Afghanistan : l’ISAF confrontée au défi grandissant des explosifs improvisés

Afghanistan : l’ISAF confrontée au défi grandissant des explosifs improvisés

Les attaques par engins explosifs improvisés, ou IED (Improvised Explosive Devices) sont l’une des innovations majeures des guérillas modernes.

En Afghanistan, constatent des militaires français rencontrés sur place, ces IED sont de types très divers, mais certains sont très difficilement détectables car ils ne contiennent aucune masse métallique, mais des explosifs en quantité considérable. Parfois composés en partie d’engrais agricoles.



Ces attaques de plus en plus nombreuses visent tous les contingents de l’ISAF (International Security Assistance Force), et ont conduit le Pentagone à mettre sur pied une organisation spécifiquement dédiée à leur analyse et à l’étude de réponses adaptées, le JIEDDO (Joint Improvized Explosive Device Organization) .

L’armée de terre française se penche sur ce problème depuis plusieurs années : plusieurs documents doctrinaux émanant de l’état-major des armées traitent ce sujet, dont le « Concept interarmées traitement du danger munitions et engins explosifs (MUNEX) » de 2007 et le « Concept des opérations contre un adversaire irrégulier » de 2008.

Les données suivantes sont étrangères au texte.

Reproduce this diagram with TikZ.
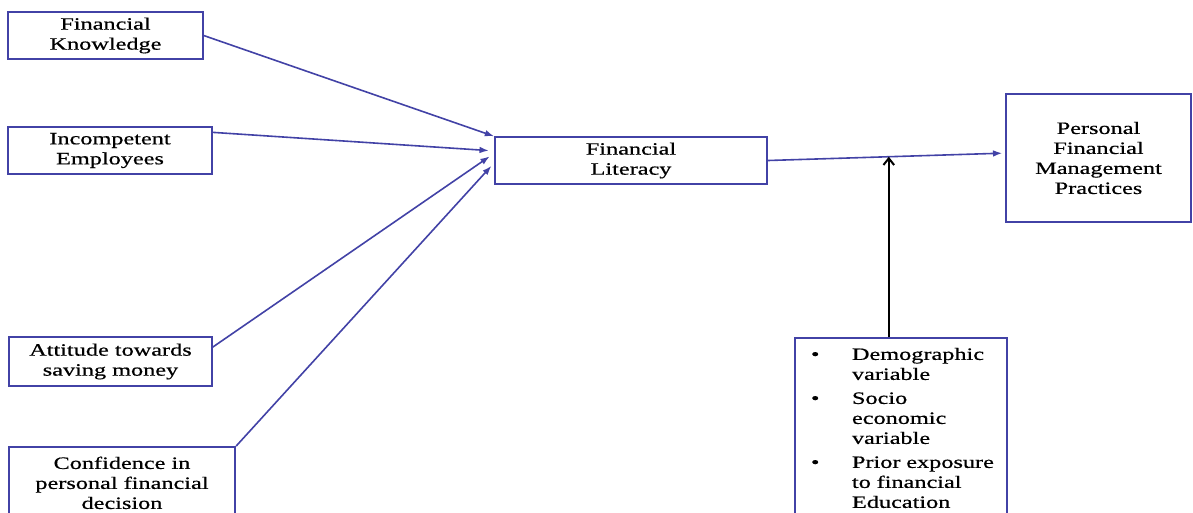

Ces études et les « retours d’expérience » des troupes engagées dans l’ISAF ont conduit les Français à déployer cette année en Afghanistan trois véhicules protégés contre les mines, les MRAP (Mine Resistant, Ambush Protected) Buffalo , dont deux exemplaires sont affectés à la base Morales-Frazier de Nijrab, et un autre en réserve au camp Warehouse de Kaboul.

Mais cet engin lourd sort difficilement des routes, et les Français constatent qu’il est très loin d’être une panacée. Le général chef d’état-major de l’armée de terre, Elrick Irastorza, le rappelait d’ailleurs récemment .

Plus grave : il semble que ces très volumineux et emblématiques engins constituent désormais une cible privilégiée pour les insurgés, conduisant les forces de l’ISAF à les utiliser avec précaution. Côté américain, huit soldats ont été tués et quarante autres blessés depuis le début de l’année lors d’attaques spécifiquement dirigées contre les MRAP, conçus pour bien résister aux mines, mais vulnérables aux attaques au lance-roquette du type RPG-7, très répandus en Afghanistan.

Un rapport récent du Centre de documentation du Congrès américain rappelle les quantités phénoménales des différents modèles de MRAP dont l’acquisition a été décidée par le Pentagone pour la seule année fiscale 2008 : 12.000 pour l’US Army, 2.225 pour les Marines, 544 pour la Navy, 558 pour l’Air Force, 378 pour les forces spéciales (USSOCOM), 133 pour des tests. Total : 15.858 véhicules !

De 2007 à 2009, le Pentagone a consacré à l’étude et à l’acquisition de ces véhicules, conçus pour l’essentiel en Afrique du Sud, près de 27 milliards de dollars, soit 18 milliards d’euros (à comparer aux 17 milliards d’euros de la totalité du budget d’équipement militaire français pour 2010 !) En juillet 2009, 3.200 MRAP étaient présents en Afghanistan, la moitié y ayant été envoyés par avion en urgence.

Où ils se sont révélés utiles dans certaines circonstances, mais finalement peu adaptés aux conditions locales. En juin 2009, le Pentagone a signé pour un milliard de dollars le contrat d’acquisition de 2.544 engins d’un nouveau type, les M-ATV (MRAP-All-Terrain Vehicle) , plus légers, plus manoeuvrables, et donc mieux adaptés au très cabossé terrain afghan. 3.000 autres commandes devraient suivre.

L’industriel français Nexter Systems a lui aussi conçu un véhicule répondant à ces critères, l’Aravis. Dans le cadre du plan de relance pour l’économie, la Direction générale pour l’armement (DGA) a notifié à l’industriel, en avril dernier , la commande de quinze de ces véhicules, pour 20 millions d’euros. Les Aravis équiperont les unités du génie qui accompagnent, en Afghanistan, les véhicules Buffalo et Souvim (Système d’ouverture d’itinéraires minés) , spécialisés dans la lutte contre les engins explosifs improvisés.

Lors de leur commande, l’arrivée des premiers Aravis était annoncée pour décembre 2009.